About
THE KENNEDYS, an eight-hour four-part movie event, uses public events as a background to tell the intimate story of this iconic family. We begin on November 8, 1960 – Election Day – with America choosing between the charismatic Senator John F. Kennedy and his far more experienced opponent, Vice President Richard M. Nixon. Through flashbacks to the 1930s and 1940s we see Joseph P. Kennedy, Sr.’s ambition to be president himself, his appointment by Franklin Roosevelt as Ambassador to Great Britain as the first step toward that goal, and a disastrous tenure in London in which his pro-Nazi sentiments lead to his dismissal. Joe then makes a solemn oath to himself and to his wife Rose: if he can’t be the first Catholic President of the United States, he’ll make sure that their eldest son, Joe Jr., will make it to the White House. For Joe Sr., his second son – Jack – is an afterthought.
But there’s intense competition between the two brothers for their father’s love and respect.
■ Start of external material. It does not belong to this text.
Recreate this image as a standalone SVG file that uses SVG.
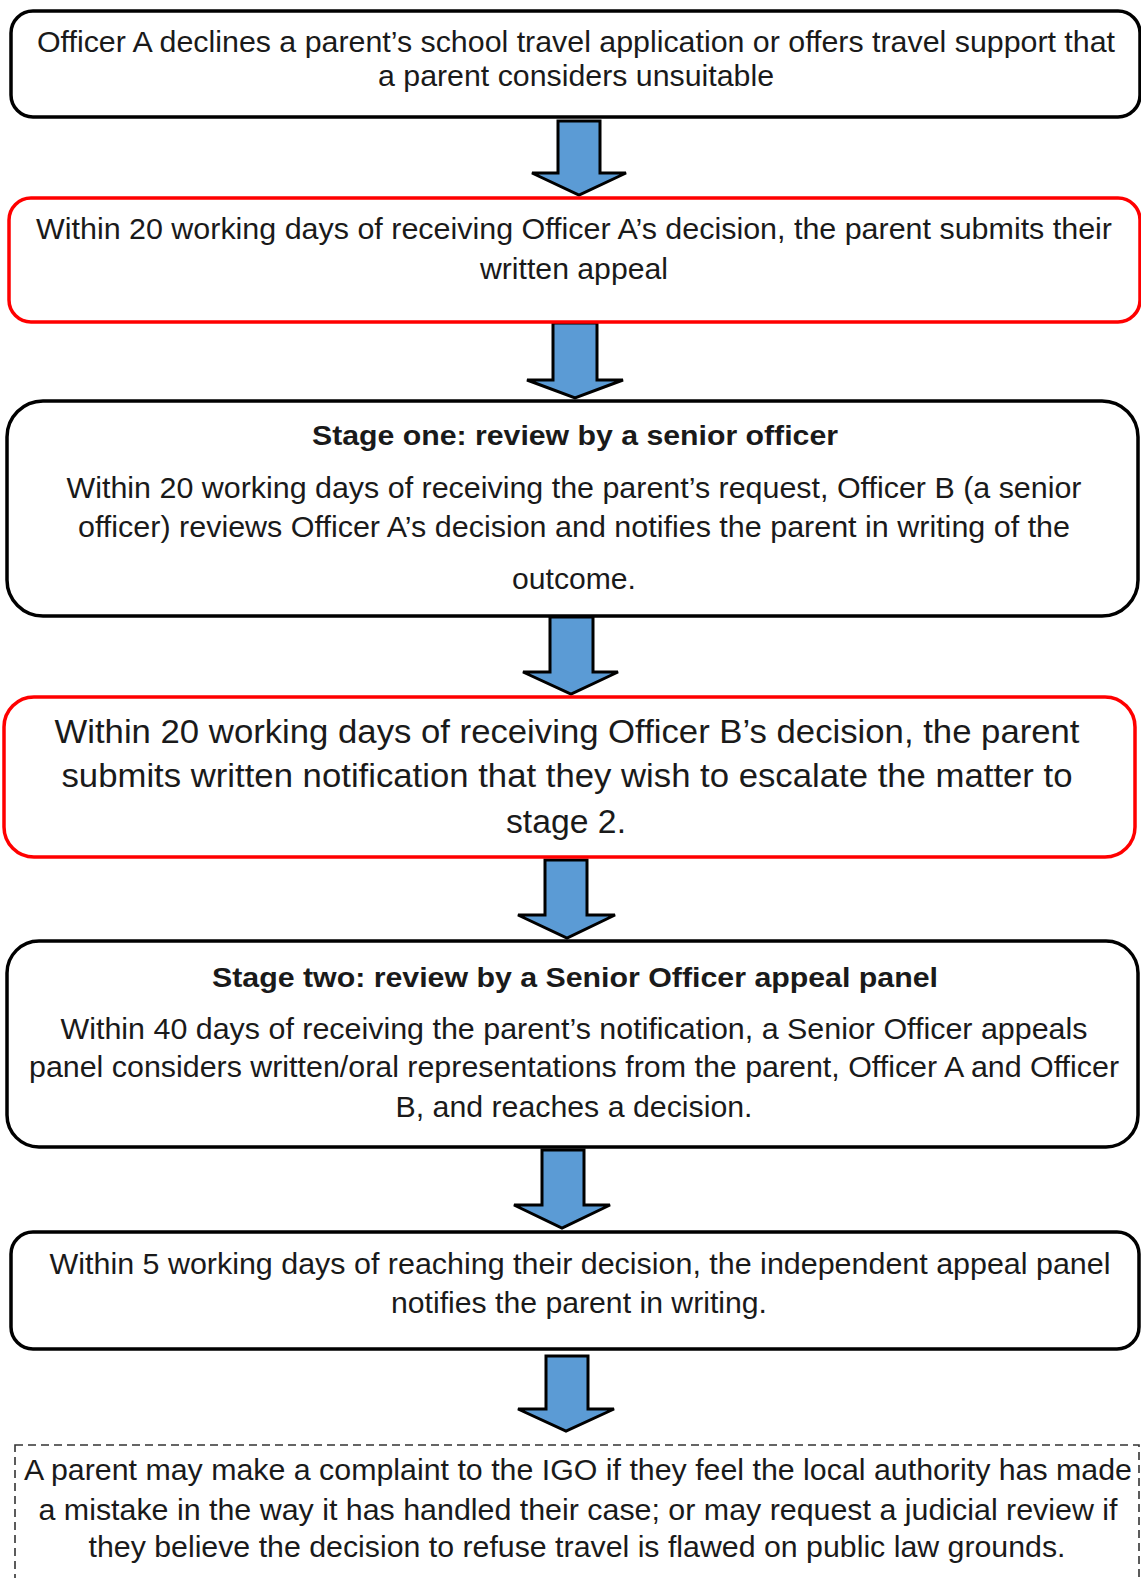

Joe Sr. realizes that Jr.’s WWII service as a pilot will be a stepping-stone to a political career. Jack, who has always been sickly, has to endure the ignominy of a Navy desk job. But he pleads with his father to pull the strings necessary to get him a combat position. When Jack is awarded a medal for heroism in the Pacific, Joe Jr. goes wild with jealousy. He flies additional missions over Europe in order to win a commendation of his own. In August, 1944, his plane explodes over the English Channel.
Though devastated by his golden child’s death, Joe Sr.’s determination that one day a Kennedy will be President is never shaken. That mantle will now be borne by the next in line. We’ll see Jack’s first run for Congress, a painful process for the young man who realizes immediately that he doesn’t possess the innate political gifts of his older brother. He wants to withdraw from the race. Joe Sr. won’t hear of it. He commits fraud in order to split the votes of one of Jack’s opponents. Jack wins, of course. Then Joe Sr. immediately begins to plan the next crusade: Jack’s run for the Senate. As soon as that’s accomplished, Joe sets his sights on the Presidency.
When we return to Election Night, 1960, we’ll also see the underlying fragility of the marriage between Jack and his wife, who sees him flirting with a pretty campaign worker. When Jack wins the Presidency, she tells him that his questing for sexual conquest must end. “I’ve had my private humiliations,” she says, “I won’t have them in front of the American people.” Camelot begins with a warning. The key moments of the Kennedy Administration – the Bay of Pigs, civil rights, the Berlin Wall, the Cuban Missile Crisis – will trace the maturation process of John F. Kennedy from an inexperienced mis-handler of events to a statesman who keeps the world from exploding in October of 1962.
We’ll experience the partnership born of love and loyalty between Jack and Bobby. The death of Jack and Jackie’s newborn son in August 1963 brings them closer than they’ve ever been before. Our final episode finds Bobby and Jackie, consumed by grief, entering into a complex relationship. He runs for President in 1968 and is on the verge of securing the nomination of the Democratic Party, when he’s killed in Los Angeles after the California primary.
History tells us what this family did. THE KENNEDYS tells us who they were.